The second “Scarface” was released in 1983. Rethinking the story and resetting it to the equally violent Miami drug trade and the a criminal’s odyssey from Cuba in the post-Kennedy era, it starred Al Pacino (at his most magnetic and over-the-top as the now Havana-born Tony, Steven Bauer as his gun-packing buddy, Mary Elizabeth Mastrantonio as his perversely adored sister, Michelle Pfeiffer as his gorgeous blonde main squeeze, and, among other drug trade mobsters, F. Murray Abraham, Harris Yulin and Robert Loggia. A cult film and a big favorite of actual gang guys, it was dedicated to Hawks and Hecht by writer Oliver Stone and Director Brian De Palma. Like the other, older “Scarface,” it both rivets you to you seat and knocks you out if it. Both movies are killers, but I’d give the edge to the first.

Scarface” (1932, Howard Hawks). 12 a.m. (9 p.m.). Thursday, July 17.

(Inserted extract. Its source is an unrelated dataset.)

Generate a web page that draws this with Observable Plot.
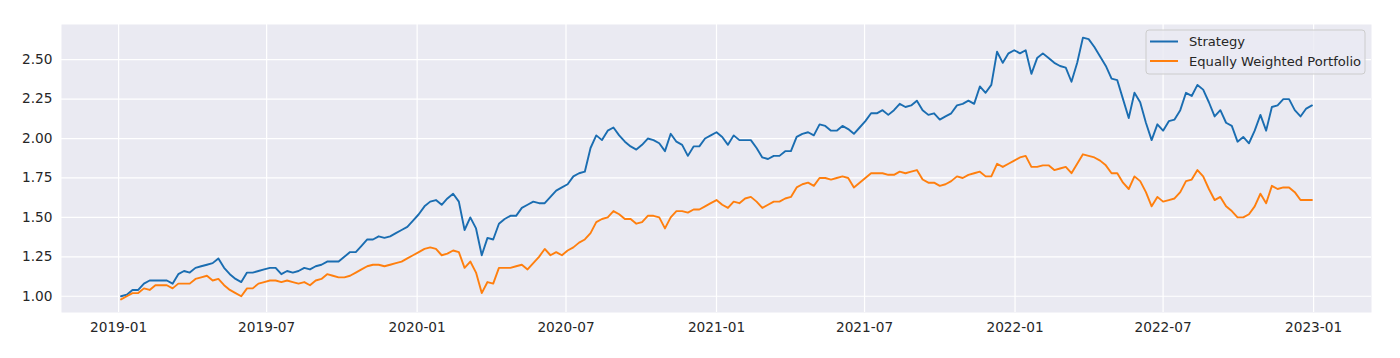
<!DOCTYPE html>
<html>
<head>
<meta charset="utf-8">
<script src="https://cdn.jsdelivr.net/npm/d3@7"></script>
<script src="https://cdn.jsdelivr.net/npm/@observablehq/plot@0.6"></script>
<style>
  html, body { margin: 0; padding: 0; background: #ffffff; }
  #chart { width: 1400px; height: 358px; }
</style>
</head>
<body>
<div id="chart"></div>
<script>
// ---- data (weekly, Fridays) ----
const startDate = "2019-01-04";
const seriesNames = ["Strategy", "Equally Weighted Portfolio"];
const seriesColors = ["#1a6db1", "#ff7f0e"];

const strategy = [
  1.00,1.01,1.04,1.04,1.08,1.10,1.10,1.10,1.10,1.08,
  1.14,1.16,1.15,1.18,1.19,1.20,1.21,1.24,1.18,1.14,
  1.11,1.09,1.15,1.15,1.16,1.17,1.18,1.18,1.14,1.16,
  1.15,1.16,1.18,1.17,1.19,1.20,1.22,1.22,1.22,1.25,
  1.28,1.28,1.32,1.36,1.36,1.38,1.37,1.38,1.40,1.42,
  1.44,1.48,1.52,1.57,1.60,1.61,1.58,1.62,1.65,1.60,
  1.42,1.50,1.43,1.26,1.37,1.36,1.46,1.49,1.51,1.51,
  1.56,1.58,1.60,1.59,1.59,1.63,1.67,1.69,1.71,1.76,
  1.78,1.79,1.94,2.02,1.99,2.05,2.07,2.02,1.98,1.95,
  1.93,1.96,2.00,1.99,1.97,1.92,2.03,1.98,1.96,1.89,
  1.95,1.95,2.00,2.02,2.04,2.01,1.96,2.02,1.99,1.99,
  1.99,1.94,1.88,1.87,1.89,1.89,1.92,1.92,2.01,2.03,
  2.04,2.02,2.09,2.08,2.05,2.05,2.08,2.06,2.03,2.07,
  2.11,2.16,2.16,2.18,2.15,2.18,2.22,2.20,2.21,2.24,
  2.18,2.15,2.16,2.12,2.14,2.16,2.21,2.22,2.24,2.22,
  2.33,2.29,2.34,2.55,2.48,2.54,2.56,2.54,2.56,2.41,
  2.51,2.54,2.51,2.48,2.46,2.45,2.36,2.48,2.64,2.63,
  2.58,2.52,2.46,2.38,2.37,2.25,2.13,2.29,2.23,2.10,
  1.99,2.09,2.05,2.11,2.12,2.18,2.29,2.27,2.34,2.31,
  2.23,2.14,2.18,2.10,2.08,1.98,2.01,1.97,2.05,2.15,
  2.05,2.20,2.21,2.25,2.25,2.18,2.14,2.19,2.21
];

const equalWeighted = [
  0.98,1.00,1.02,1.02,1.05,1.04,1.07,1.07,1.07,1.05,
  1.08,1.08,1.08,1.11,1.12,1.13,1.10,1.11,1.07,1.04,
  1.02,1.00,1.05,1.05,1.08,1.09,1.10,1.10,1.09,1.10,
  1.09,1.08,1.09,1.07,1.10,1.11,1.14,1.13,1.12,1.12,
  1.13,1.15,1.17,1.19,1.20,1.20,1.19,1.20,1.21,1.22,
  1.24,1.26,1.28,1.30,1.31,1.30,1.26,1.27,1.29,1.28,
  1.18,1.22,1.15,1.02,1.09,1.08,1.18,1.18,1.18,1.19,
  1.20,1.17,1.21,1.25,1.30,1.26,1.28,1.26,1.29,1.31,
  1.34,1.36,1.40,1.47,1.49,1.50,1.54,1.52,1.49,1.49,
  1.46,1.47,1.51,1.51,1.50,1.43,1.50,1.54,1.54,1.53,
  1.55,1.55,1.57,1.59,1.61,1.58,1.56,1.60,1.59,1.62,
  1.63,1.60,1.56,1.58,1.60,1.60,1.62,1.63,1.69,1.71,
  1.72,1.70,1.75,1.75,1.74,1.75,1.76,1.75,1.69,1.72,
  1.75,1.78,1.78,1.78,1.77,1.77,1.79,1.78,1.79,1.80,
  1.74,1.72,1.72,1.70,1.71,1.73,1.76,1.75,1.77,1.78,
  1.79,1.76,1.76,1.84,1.82,1.84,1.86,1.88,1.89,1.82,
  1.82,1.83,1.83,1.80,1.81,1.82,1.78,1.84,1.90,1.89,
  1.88,1.86,1.83,1.78,1.78,1.72,1.68,1.76,1.73,1.66,
  1.57,1.63,1.60,1.61,1.62,1.66,1.73,1.74,1.80,1.76,
  1.68,1.61,1.63,1.57,1.54,1.50,1.50,1.52,1.57,1.65,
  1.59,1.70,1.68,1.69,1.69,1.66,1.61,1.61,1.61
];

const xTicks = ["2019-01-01","2019-07-01","2020-01-01","2020-07-01","2021-01-01",
                "2021-07-01","2022-01-01","2022-07-01","2023-01-01"];
const yTicks = [1.00, 1.25, 1.50, 1.75, 2.00, 2.25, 2.50];

// ---- build table ----
const start = new Date(startDate + "T00:00:00Z");
const rows = [];
[strategy, equalWeighted].forEach((arr, s) => {
  arr.forEach((v, i) => rows.push({date: d3.utcDay.offset(start, 7 * i), value: v, series: seriesNames[s]}));
});
const xTickDates = xTicks.map(d => new Date(d + "T00:00:00Z"));

// 5% margins like matplotlib
const xExt = d3.extent(rows, d => d.date);
const xPad = (xExt[1] - xExt[0]) * 0.05;
const yExt = d3.extent(rows, d => d.value);
const yPad = (yExt[1] - yExt[0]) * 0.05;

const textColor = "#262626";
const tickFontSize = 13.7;
const legendFontSize = 13.1;

function legendMark(index, scales, values, dims) {
  const g = d3.create("svg:g")
    .attr("font-family", "'DejaVu Sans', sans-serif")
    .attr("font-size", legendFontSize + "px")
    .attr("text-anchor", "start");
  const w = 219, h = 44;
  const x0 = dims.width - dims.marginRight - 6 - w;
  const y0 = dims.marginTop + 6;
  g.append("rect")
    .attr("x", x0).attr("y", y0).attr("width", w).attr("height", h)
    .attr("rx", 3).attr("ry", 3)
    .attr("fill", "#EAEAF2").attr("fill-opacity", 0.8)
    .attr("stroke", "#cccccc").attr("stroke-width", 1);
  seriesNames.forEach((name, i) => {
    const cy = y0 + 11.5 + i * 19.5;
    g.append("line")
      .attr("x1", x0 + 4).attr("x2", x0 + 32)
      .attr("y1", cy).attr("y2", cy)
      .attr("stroke", seriesColors[i]).attr("stroke-width", 2);
    g.append("text")
      .attr("x", x0 + 43).attr("y", cy)
      .attr("dy", "0.35em")
      .attr("text-anchor", "start")
      .attr("fill", textColor)
      .text(name);
  });
  return g.node();
}

const chart = Plot.plot({
  width: 1400,
  height: 358,
  marginLeft: 61,
  marginRight: 29,
  marginTop: 24,
  marginBottom: 46,
  style: {fontFamily: "'DejaVu Sans', sans-serif", fontSize: tickFontSize + "px", color: textColor, background: "#ffffff", overflow: "visible"},
  x: {type: "utc", domain: [new Date(+xExt[0] - xPad), new Date(+xExt[1] + xPad)]},
  y: {domain: [yExt[0] - yPad, yExt[1] + yPad]},
  color: {domain: seriesNames, range: seriesColors},
  marks: [
    Plot.frame({fill: "#EAEAF2", stroke: null}),
    Plot.gridX(xTickDates, {stroke: "#ffffff", strokeOpacity: 1, strokeWidth: 1.2}),
    Plot.gridY(yTicks, {stroke: "#ffffff", strokeOpacity: 1, strokeWidth: 1.2}),
    Plot.line(rows, {x: "date", y: "value", z: "series", stroke: "series", strokeWidth: 1.9, curve: "linear"}),
    Plot.axisX(xTickDates, {tickFormat: d3.utcFormat("%Y-%m"), tickSize: 0, tickPadding: 10, label: null, fill: textColor, fontSize: tickFontSize}),
    Plot.axisY(yTicks, {tickFormat: d3.format(".2f"), tickSize: 0, tickPadding: 9, label: null, fill: textColor, fontSize: tickFontSize}),
    legendMark
  ]
});
document.getElementById("chart").appendChild(chart);
</script>
</body>
</html>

Scarface” (1983, Brian De Palma). 11 p.m. (2 a.m.). Thursday, July 17.

Thursday, July 17

8 p.m. (5 p. m.): “The Criminal Code” (1931, Howard Hawks). Tough, smart prison drama, with Walter Huston — Hawks’ choice as the best movie actor of that era — as the warden whose daughter falls for a con. With Phillips Holmes, Constance Cummings and Boris Karloff.

Saturday, July 19

4:15 p.m. (1:15 p.m.): “Bad Day at Black Rock” (1955, John Sturges). With Spencer Tracy, Robert Ryan, Walter Brennan, Lee Marvin and Ernest Borgnine. Reviewed in FMB on April 7, 2012.

8 p.m. (5 p.m.): “The Sugarland Express” (1974, Steven Spielberg). With Goldie Hawn, Ban Johnson and William Atherton. Reviewed in FNB on Nov. 23, 2013.

Sunday, July 20

10 a.m. (7 a.m.): “Lifeboat” (1944, Alfred Hitchcock). With Tallulah Bankhead, Walter Slezak, John Hodiak, William Bendix and Hume Cronyn. Reviewed in FNB on Jan. 16, 2014.

2:15 p.m. (11:15 a.m.): “His Girl Friday” (1940, Howard Hawks). With Cary Grant, Rosalind Russell and Ralph Bellamy. Reviewed in FNB on Jan. 22, 2013.

6 p.m. (3 p.m.): “The Night of the Hunter” (1955, Charles Laughton). With Robert Mitchum, Shelley Winters and Lillian Gish. Reviewed in FNB on Feb. 3, 2011.

Monday, July 21

8 p.m. (5 p.m.): “And Then There Were None” (1945, Rene Clair). With Walter Huston, Barry Fitzgerald and Judith Anderson. Reviewed in FNB on March 5, 2014.

3:30 a.m. (12:30 a.m.): “Witness for the Prosecution” (1958, Billy Wilder). With Charles Laughton, Marlene Dietrich, Tyrone Power and Elsa Lanchester.